The editorial issued Labor its orders. It was “critically important” that a Shorten government “be more like Hawke-Keating than Whitlam or Rudd.”
The Hawke and Keating governments of the 1980s and 1990s repudiated the social reformist program of the Whitlam government of 1972 to 1975. They worked in partnership with the unions to restructure the economy along the lines required by global corporations, dismantling hard-won conditions of workers and imposing a massive redistribution of income and wealth in favour of the corporate elite.
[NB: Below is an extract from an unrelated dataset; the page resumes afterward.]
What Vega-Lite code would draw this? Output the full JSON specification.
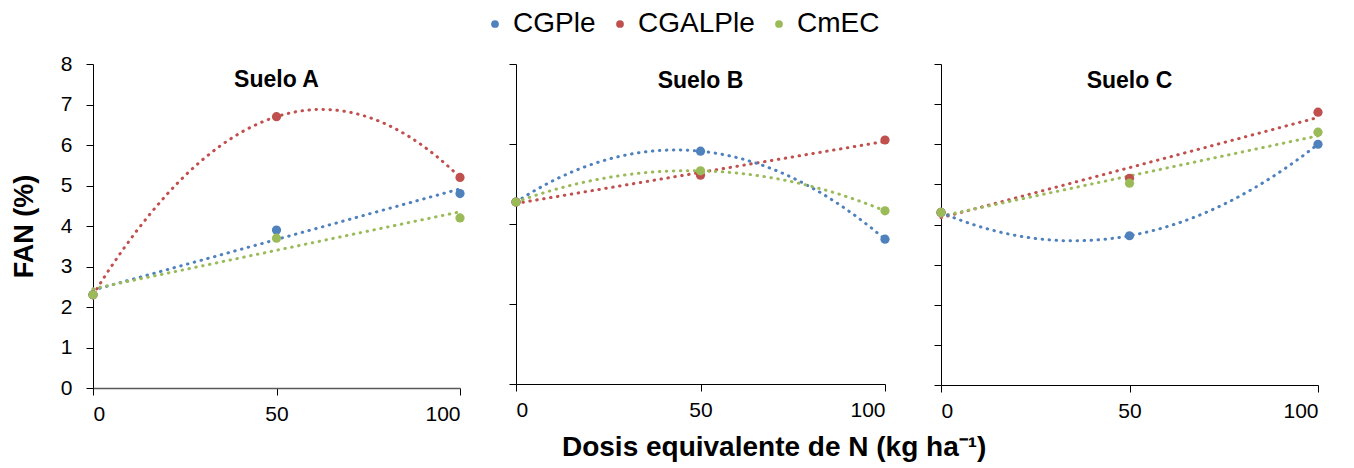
{
  "$schema": "https://vega.github.io/schema/vega-lite/v6.json",
  "background": "white",
  "padding": {"left": 10, "top": 10, "right": 5, "bottom": 5},
  "config": {
    "font": "Liberation Sans",
    "view": {"stroke": null},
    "axis": {"grid": false, "domainColor": "#000000", "tickColor": "#000000", "tickSize": 7, "labelFont": "Liberation Sans", "labelFontSize": 21, "labelColor": "#000000", "titleColor": "#000000", "titleFont": "Liberation Sans"},
    "legend": {"orient": "none", "direction": "horizontal", "legendX": 388, "legendY": -54, "title": null, "labelFontSize": 28, "labelFont": "Liberation Sans", "labelColor": "#000000", "symbolSize": 60, "symbolType": "circle", "symbolStrokeWidth": 0, "columnPadding": 10, "labelOffset": 4},
    "concat": {"spacing": 42},
    "title": {"font": "Liberation Sans", "color": "#000000"}
  },
  "data": {"values": [
    {"suelo": "Suelo A", "serie": "CGPle", "dosis": 0, "fan": 2.3},
    {"suelo": "Suelo A", "serie": "CGPle", "dosis": 50, "fan": 3.9},
    {"suelo": "Suelo A", "serie": "CGPle", "dosis": 100, "fan": 4.8},
    {"suelo": "Suelo A", "serie": "CGALPle", "dosis": 0, "fan": 2.3},
    {"suelo": "Suelo A", "serie": "CGALPle", "dosis": 50, "fan": 6.7},
    {"suelo": "Suelo A", "serie": "CGALPle", "dosis": 100, "fan": 5.2},
    {"suelo": "Suelo A", "serie": "CmEC", "dosis": 0, "fan": 2.3},
    {"suelo": "Suelo A", "serie": "CmEC", "dosis": 50, "fan": 3.7},
    {"suelo": "Suelo A", "serie": "CmEC", "dosis": 100, "fan": 4.2},
    {"suelo": "Suelo B", "serie": "CGPle", "dosis": 0, "fan": 4.55},
    {"suelo": "Suelo B", "serie": "CGPle", "dosis": 50, "fan": 5.82},
    {"suelo": "Suelo B", "serie": "CGPle", "dosis": 100, "fan": 3.62},
    {"suelo": "Suelo B", "serie": "CGALPle", "dosis": 0, "fan": 4.55},
    {"suelo": "Suelo B", "serie": "CGALPle", "dosis": 50, "fan": 5.22},
    {"suelo": "Suelo B", "serie": "CGALPle", "dosis": 100, "fan": 6.1},
    {"suelo": "Suelo B", "serie": "CmEC", "dosis": 0, "fan": 4.55},
    {"suelo": "Suelo B", "serie": "CmEC", "dosis": 50, "fan": 5.33},
    {"suelo": "Suelo B", "serie": "CmEC", "dosis": 100, "fan": 4.33},
    {"suelo": "Suelo C", "serie": "CGPle", "dosis": 0, "fan": 4.3},
    {"suelo": "Suelo C", "serie": "CGPle", "dosis": 50, "fan": 3.72},
    {"suelo": "Suelo C", "serie": "CGPle", "dosis": 100, "fan": 6.0},
    {"suelo": "Suelo C", "serie": "CGALPle", "dosis": 0, "fan": 4.3},
    {"suelo": "Suelo C", "serie": "CGALPle", "dosis": 50, "fan": 5.15},
    {"suelo": "Suelo C", "serie": "CGALPle", "dosis": 100, "fan": 6.8},
    {"suelo": "Suelo C", "serie": "CmEC", "dosis": 0, "fan": 4.3},
    {"suelo": "Suelo C", "serie": "CmEC", "dosis": 50, "fan": 5.03},
    {"suelo": "Suelo C", "serie": "CmEC", "dosis": 100, "fan": 6.3}
  ]},
  "title": {"text": "Dosis equivalente de N (kg ha⁻¹)", "orient": "bottom", "anchor": "middle", "fontSize": 28, "fontWeight": "bold", "dx": 107, "offset": 10},
  "hconcat": [
    {
      "width": 367, "height": 324,
      "title": {"text": "Suelo A", "fontSize": 23, "fontWeight": "bold", "offset": -39, "anchor": "middle", "frame": "group"},
      "layer": [
        {
          "transform": [{"filter": "datum.suelo === 'Suelo A' && datum.serie !== 'CGALPle'"}, {"regression": "fan", "on": "dosis", "groupby": ["serie"], "extent": [0, 100]}],
          "mark": {"type": "line", "strokeWidth": 3, "strokeDash": [0.5, 6.5], "strokeCap": "round"},
          "encoding": {
            "x": {"field": "dosis", "type": "quantitative", "scale": {"domain": [0, 100], "nice": false}, "axis": {"values": [0, 50, 100], "title": null, "labelPadding": 8, "domainColor": "#595959", "domainWidth": 1.5}},
            "y": {"field": "fan", "type": "quantitative", "scale": {"domain": [0, 8], "nice": false}, "axis": {"values": [0, 1, 2, 3, 4, 5, 6, 7, 8], "title": "FAN (%)", "titleFontSize": 27, "titleFontWeight": "bold", "labelPadding": 14, "titlePadding": 22}},
            "color": {"field": "serie", "type": "nominal", "scale": {"domain": ["CGPle", "CGALPle", "CmEC"], "range": ["#4F81BD", "#C0504D", "#9BBB59"]}}
          }
        },
        {
          "transform": [{"filter": "datum.suelo === 'Suelo A' && datum.serie === 'CGALPle'"}, {"regression": "fan", "on": "dosis", "groupby": ["serie"], "method": "poly", "order": 2, "extent": [0, 100]}],
          "mark": {"type": "line", "strokeWidth": 3, "strokeDash": [0.5, 6.5], "strokeCap": "round"},
          "encoding": {
            "x": {"field": "dosis", "type": "quantitative"},
            "y": {"field": "fan", "type": "quantitative"},
            "color": {"field": "serie", "type": "nominal"}
          }
        },
        {
          "transform": [{"filter": "datum.suelo === 'Suelo A'"}],
          "mark": {"type": "circle", "size": 85, "opacity": 1},
          "encoding": {
            "x": {"field": "dosis", "type": "quantitative"},
            "y": {"field": "fan", "type": "quantitative"},
            "color": {"field": "serie", "type": "nominal"}
          }
        }
      ]
    },
    {
      "width": 369, "height": 320,
      "title": {"text": "Suelo B", "fontSize": 23, "fontWeight": "bold", "offset": -29, "anchor": "middle", "frame": "group"},
      "layer": [
        {
          "transform": [{"filter": "datum.suelo === 'Suelo B' && datum.serie === 'CGALPle'"}, {"regression": "fan", "on": "dosis", "groupby": ["serie"], "extent": [0, 100]}],
          "mark": {"type": "line", "strokeWidth": 3, "strokeDash": [0.5, 6.5], "strokeCap": "round"},
          "encoding": {
            "x": {"field": "dosis", "type": "quantitative", "scale": {"domain": [0, 100], "nice": false}, "axis": {"values": [0, 50, 100], "title": null, "labelPadding": 8}},
            "y": {"field": "fan", "type": "quantitative", "scale": {"domain": [0, 8], "nice": false}, "axis": {"values": [0, 1, 2, 3, 4, 5, 6, 7, 8], "title": null, "labels": false}},
            "color": {"field": "serie", "type": "nominal", "scale": {"domain": ["CGPle", "CGALPle", "CmEC"], "range": ["#4F81BD", "#C0504D", "#9BBB59"]}}
          }
        },
        {
          "transform": [{"filter": "datum.suelo === 'Suelo B' && datum.serie !== 'CGALPle'"}, {"regression": "fan", "on": "dosis", "groupby": ["serie"], "method": "poly", "order": 2, "extent": [0, 100]}],
          "mark": {"type": "line", "strokeWidth": 3, "strokeDash": [0.5, 6.5], "strokeCap": "round"},
          "encoding": {
            "x": {"field": "dosis", "type": "quantitative"},
            "y": {"field": "fan", "type": "quantitative"},
            "color": {"field": "serie", "type": "nominal"}
          }
        },
        {
          "transform": [{"filter": "datum.suelo === 'Suelo B'"}],
          "mark": {"type": "circle", "size": 85, "opacity": 1},
          "encoding": {
            "x": {"field": "dosis", "type": "quantitative"},
            "y": {"field": "fan", "type": "quantitative"},
            "color": {"field": "serie", "type": "nominal"}
          }
        }
      ]
    },
    {
      "width": 377, "height": 321,
      "title": {"text": "Suelo C", "fontSize": 23, "fontWeight": "bold", "offset": -29, "anchor": "middle", "frame": "group"},
      "layer": [
        {
          "transform": [{"filter": "datum.suelo === 'Suelo C' && datum.serie !== 'CGPle'"}, {"regression": "fan", "on": "dosis", "groupby": ["serie"], "extent": [0, 100]}],
          "mark": {"type": "line", "strokeWidth": 3, "strokeDash": [0.5, 6.5], "strokeCap": "round"},
          "encoding": {
            "x": {"field": "dosis", "type": "quantitative", "scale": {"domain": [0, 100], "nice": false}, "axis": {"values": [0, 50, 100], "title": null, "labelPadding": 8}},
            "y": {"field": "fan", "type": "quantitative", "scale": {"domain": [0, 8], "nice": false}, "axis": {"values": [0, 1, 2, 3, 4, 5, 6, 7, 8], "title": null, "labels": false}},
            "color": {"field": "serie", "type": "nominal", "scale": {"domain": ["CGPle", "CGALPle", "CmEC"], "range": ["#4F81BD", "#C0504D", "#9BBB59"]}}
          }
        },
        {
          "transform": [{"filter": "datum.suelo === 'Suelo C' && datum.serie === 'CGPle'"}, {"regression": "fan", "on": "dosis", "groupby": ["serie"], "method": "poly", "order": 2, "extent": [0, 100]}],
          "mark": {"type": "line", "strokeWidth": 3, "strokeDash": [0.5, 6.5], "strokeCap": "round"},
          "encoding": {
            "x": {"field": "dosis", "type": "quantitative"},
            "y": {"field": "fan", "type": "quantitative"},
            "color": {"field": "serie", "type": "nominal"}
          }
        },
        {
          "transform": [{"filter": "datum.suelo === 'Suelo C'"}],
          "mark": {"type": "circle", "size": 85, "opacity": 1},
          "encoding": {
            "x": {"field": "dosis", "type": "quantitative"},
            "y": {"field": "fan", "type": "quantitative"},
            "color": {"field": "serie", "type": "nominal"}
          }
        }
      ]
    }
  ]
}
The last Labor governments, those of Rudd and Gillard from 1996 to 2013, deepened this assault, and propped up the big banks and financial elite, while initially boosting social spending slightly as part of their efforts to restabilise the economy after the 2008 crisis.
The editorial welcomed the fact that Shorten “is no radical,” having been a long-time leader of the openly pro-employer Australian Workers Union. But it warned that Labor’s political pitch could be “overtaken by the populist politics of redistributing income and the backlash against big business.”
An editorial in the Murdoch media’s Australian on December 19 provided another indication of what the ruling class is demanding of a Labor government. It complained that the Coalition’s internal conflict, “drip-fed by scandal after scandal,” was corroding “political confidence.” This was making it “that much harder for true leaders to persuade voters to sacrifice something short term for reforms that serve an enduring national interest.”
This call for “sacrifice” is a warning. Any Labor government will be pledged to inflicting on the working class enormous cuts to living standards, working conditions, social services and basic democratic and social rights, under conditions of global economic breakdown and lurch toward another world war.